Beyond Proprietary Systems: The study proves that cultural bias is a systemic issue across both closed and open LLM architectures, necessitating alignment strategies for open-source models used in public and strategic sectors.
Shift from Engineering to Optimization: The results suggest that prompt programming offers a more stable, transferable, and scalable route to cultural alignment than manual prompt engineering. It moves the field from "guessing" the right prompt to "compiling" the optimal prompt based on explicit objectives.
Strategic Decision-Making: For applications in governance, policy, and security (where the authors are based at Los Alamos National Laboratory), ensuring that LLM outputs reflect target-population values is critical. Misalignment can lead to flawed strategic reasoning or policy recommendations that do not resonate with local contexts.
Limitations & Future Work: The study relies on forced-choice survey items, which may not capture nuances in open-ended generation or multi-turn dialogue.
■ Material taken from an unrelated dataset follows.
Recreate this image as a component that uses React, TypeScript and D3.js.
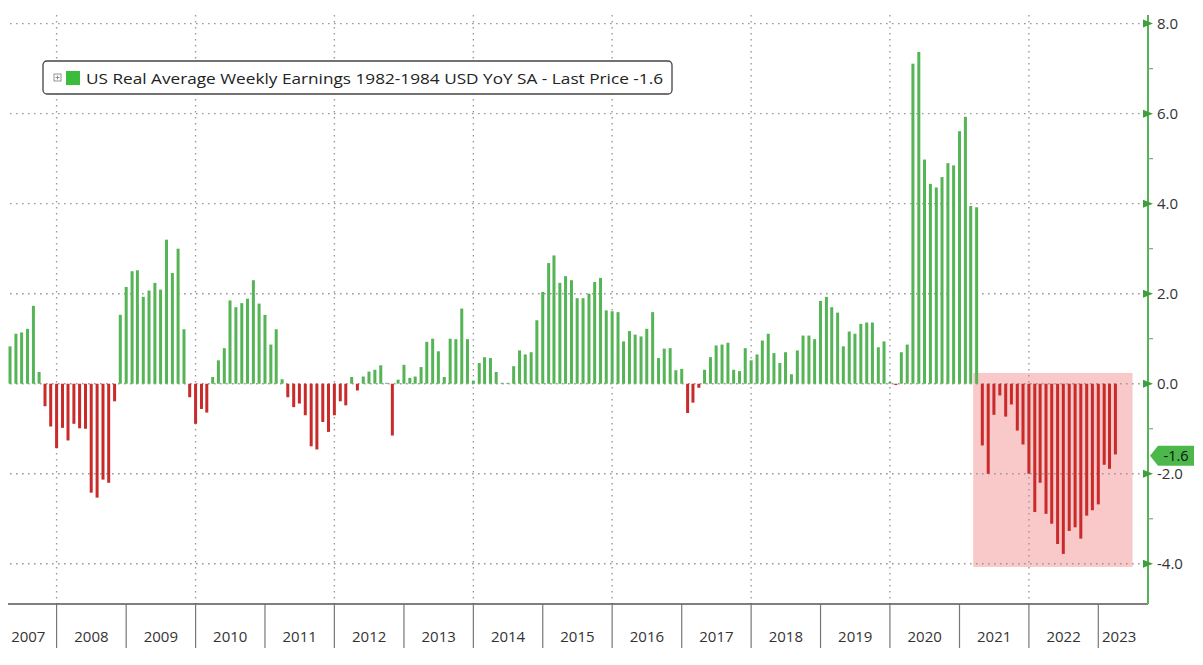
import React from 'react';
import * as d3 from 'd3';

// ---- DATA (US Real Average Weekly Earnings YoY %, monthly, Apr 2007 – Mar 2023) ----
const firstYear = 2007;
const firstMonthIndex = 3; // April
const values2007 = [0.83, 1.11, 1.14, 1.22, 1.73, 0.26, -0.5, -0.95, -1.43];
const values2008 = [-0.98, -1.26, -0.89, -0.99, -1.0, -2.42, -2.53, -2.13, -2.2, -0.39, 1.53, 2.15];
const values2009 = [2.5, 2.52, 1.93, 2.07, 2.24, 2.09, 3.2, 2.46, 3.0, 1.21, -0.3, -0.89];
const values2010 = [-0.56, -0.64, 0.15, 0.52, 0.79, 1.85, 1.7, 1.79, 1.89, 2.3, 1.78, 1.53];
const values2011 = [0.87, 1.21, 0.1, -0.3, -0.52, -0.44, -0.7, -1.39, -1.46, -0.85, -1.07, -0.7];
const values2012 = [-0.39, -0.48, 0.15, -0.15, 0.16, 0.27, 0.31, 0.41, 0.02, -1.15, 0.09, 0.42];
const values2013 = [0.13, 0.16, 0.37, 0.93, 1.0, 0.72, 0.15, 1.0, 0.99, 1.67, 0.99, 0.07];
const values2014 = [0.46, 0.59, 0.57, 0.26, 0.02, 0.02, 0.39, 0.74, 0.65, 0.7, 1.41, 2.04];
const values2015 = [2.68, 2.85, 2.24, 2.39, 2.3, 1.9, 1.9, 2.0, 2.26, 2.35, 1.63, 1.61];
const values2016 = [1.59, 0.94, 1.17, 1.09, 1.05, 1.22, 1.59, 0.57, 0.78, 0.79, 0.3, 0.33];
const values2017 = [-0.65, -0.42, -0.09, 0.31, 0.59, 0.85, 0.87, 0.91, 0.31, 0.28, 0.79, 0.52];
const values2018 = [0.65, 0.96, 1.11, 0.68, 0.46, 0.7, 0.21, 0.74, 1.07, 1.07, 0.99, 1.84];
const values2019 = [1.93, 1.7, 1.58, 0.83, 1.16, 1.11, 1.33, 1.36, 1.36, 0.81, 0.94, 0.04];
const values2020 = [-0.03, 0.7, 0.87, 7.11, 7.37, 4.98, 4.44, 4.36, 4.59, 4.9, 4.85, 5.61];
const values2021 = [5.93, 3.95, 3.92, -1.37, -2.0, -0.69, -0.26, -0.73, -0.46, -1.04, -1.35, -2.0];
const values2022 = [-2.85, -2.2, -2.89, -3.11, -3.56, -3.78, -3.27, -3.19, -3.44, -2.93, -2.81, -2.68];
const values2023 = [-1.8, -1.89, -1.57];
const yearlyValues = [
  values2007, values2008, values2009, values2010, values2011, values2012, values2013, values2014,
  values2015, values2016, values2017, values2018, values2019, values2020, values2021, values2022, values2023,
];
const yearLabels = ['2007', '2008', '2009', '2010', '2011', '2012', '2013', '2014', '2015', '2016', '2017', '2018', '2019', '2020', '2021', '2022', '2023'];
const majorTicks = [-4, -2, 0, 2, 4, 6, 8];
const minorTicks = [-3, -1, 1, 3, 5, 7];
const legendText = 'US Real Average Weekly Earnings 1982-1984 USD YoY SA - Last Price -1.6';
const lastPrice = -1.6;
const highlightFrom = new Date(2021, 2, 14);
const highlightTo = new Date(2023, 5, 30);
const highlightTop = 0.24;
const highlightBottom = -4.07;

// ---- LAYOUT ----
const W = 1203;
const H = 665;
const plotTop = 15;
const plotBottom = 604;
const plotLeft = 8;
const axisX = 1148;
const gridLeft = 10;
const gridRight = 1142;
const FONT = '"Open Sans", "Noto Sans", sans-serif';
const GREEN = '#55b455';
const RED = '#c92a2a';

const x = d3.scaleTime().domain([new Date(2008, 0, 1), new Date(2022, 0, 1)]).range([56.6, 1028.9]);
const y = d3.scaleLinear().domain([-4, 8]).range([563.8, 23.6]);

type Pt = { date: Date; value: number };
const series: Pt[] = [];
yearlyValues.forEach((arr, yi) => {
  const yr = firstYear + yi;
  const m0 = yi === 0 ? firstMonthIndex : 0;
  arr.forEach((v, i) => {
    // monthly observation plotted at month end
    series.push({ date: new Date(yr, m0 + i + 1, 1), value: v });
  });
});

export default function App() {
  const barW = 3;
  const zeroY = y(0);
  const gridDash = '1.6 4.4';
  const evenYearLines = d3.range(2008, 2023, 2).map((yr) => x(new Date(yr, 0, 1)));
  const yearBounds = yearLabels.map((lab) => {
    const yr = +lab;
    const s = x(new Date(yr, 0, 1));
    const e = x(new Date(yr + 1, 0, 1));
    return { lab, s, e, cx: (Math.max(s, 0) + Math.min(e, 1140)) / 2 };
  });
  const lpY = y(lastPrice);

  return (
    <svg
      width={W}
      height={H}
      viewBox={`0 0 ${W} ${H}`}
      style={{ position: 'absolute', left: 0, top: 0, background: '#fff', fontFamily: FONT }}
    >
      <rect x={0} y={0} width={W} height={H} fill="#fff" />

      {/* highlight region */}
      <rect
        x={x(highlightFrom)}
        y={y(highlightTop)}
        width={x(highlightTo) - x(highlightFrom)}
        height={y(highlightBottom) - y(highlightTop)}
        fill="#f9c8c8"
      />

      {/* horizontal dotted grid */}
      {majorTicks.map((t) => (
        <line key={'hg' + t} x1={gridLeft} x2={gridRight} y1={y(t)} y2={y(t)} stroke="#9a9a9a" strokeWidth={1.4} strokeDasharray={gridDash} />
      ))}
      {/* vertical dotted grid */}
      {evenYearLines.map((gx, i) => (
        <line key={'vg' + i} x1={gx} x2={gx} y1={plotTop} y2={plotBottom} stroke="#9a9a9a" strokeWidth={1.4} strokeDasharray={gridDash} />
      ))}

      {/* bars */}
      {series.map((d, i) => {
        const cx = x(d.date);
        const yv = y(d.value);
        const top = Math.min(yv, zeroY);
        const h = Math.max(Math.abs(yv - zeroY), 0.8);
        return (
          <rect key={'b' + i} x={cx - barW / 2} y={top} width={barW} height={h} fill={d.value >= 0 ? GREEN : RED} />
        );
      })}

      {/* bottom axis */}
      <line x1={plotLeft} x2={axisX} y1={plotBottom} y2={plotBottom} stroke="#555" strokeWidth={1.5} />
      {yearBounds.filter((b) => b.s > 0 && b.s < axisX).map((b) => (
        <line key={'sep' + b.lab} x1={b.s} x2={b.s} y1={plotBottom} y2={648} stroke="#777" strokeWidth={1.2} />
      ))}
      {yearBounds.map((b) => (
        <text key={'yl' + b.lab} x={b.cx} y={642} textAnchor="middle" fontSize={15} fill="#333">
          {b.lab}
        </text>
      ))}

      {/* right axis */}
      <line x1={axisX} x2={axisX} y1={plotTop} y2={plotBottom} stroke={GREEN} strokeWidth={2} />
      {minorTicks.map((t) => (
        <line key={'mt' + t} x1={axisX} x2={axisX + 5} y1={y(t)} y2={y(t)} stroke="#6bb56b" strokeWidth={1.2} />
      ))}
      {majorTicks.map((t) => (
        <g key={'mj' + t}>
          <path d={`M${axisX - 5},${y(t) - 4} L${axisX + 5},${y(t)} L${axisX - 5},${y(t) + 4} Z`} fill="#3f9f3f" />
          <text x={1157} y={y(t)} dy="0.36em" fontSize={15} fill="#333">
            {t.toFixed(1)}
          </text>
        </g>
      ))}

      {/* last price tag */}
      <path
        d={`M${axisX + 2},${lpY} L${axisX + 10},${lpY - 10} L${1194},${lpY - 10} L${1194},${lpY + 10} L${axisX + 10},${lpY + 10} Z`}
        fill="#4cb84c"
      />
      <text x={1176} y={lpY} dy="0.35em" textAnchor="middle" fontSize={14.5} fill="#111">
        {lastPrice.toFixed(1)}
      </text>

      {/* legend */}
      <rect x={43} y={61} width={629} height={33} rx={4} ry={4} fill="#fff" stroke="#444" strokeWidth={1.3} />
      <rect x={54} y={74} width={7} height={7} fill="none" stroke="#888" strokeWidth={0.9} />
      <line x1={55.5} x2={59.5} y1={77.5} y2={77.5} stroke="#888" strokeWidth={0.9} />
      <line x1={57.5} x2={57.5} y1={75.5} y2={79.5} stroke="#888" strokeWidth={0.9} />
      <rect x={66} y={71} width={14} height={14} fill="#3cbc3c" />
      <text x={86} y={83.5} fontSize={15} fill="#222" textLength={577} lengthAdjust="spacingAndGlyphs">
        {legendText}
      </text>
    </svg>
  );
}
Future work should explore multilingual contexts and strategic culture (security-specific beliefs) to further refine alignment in high-stakes environments.

In conclusion, the paper establishes that while open-weight LLMs inherit Western biases, these can be effectively mitigated not just by manual prompting, but by treating cultural conditioning as an optimization problem solvable via frameworks like DSPy.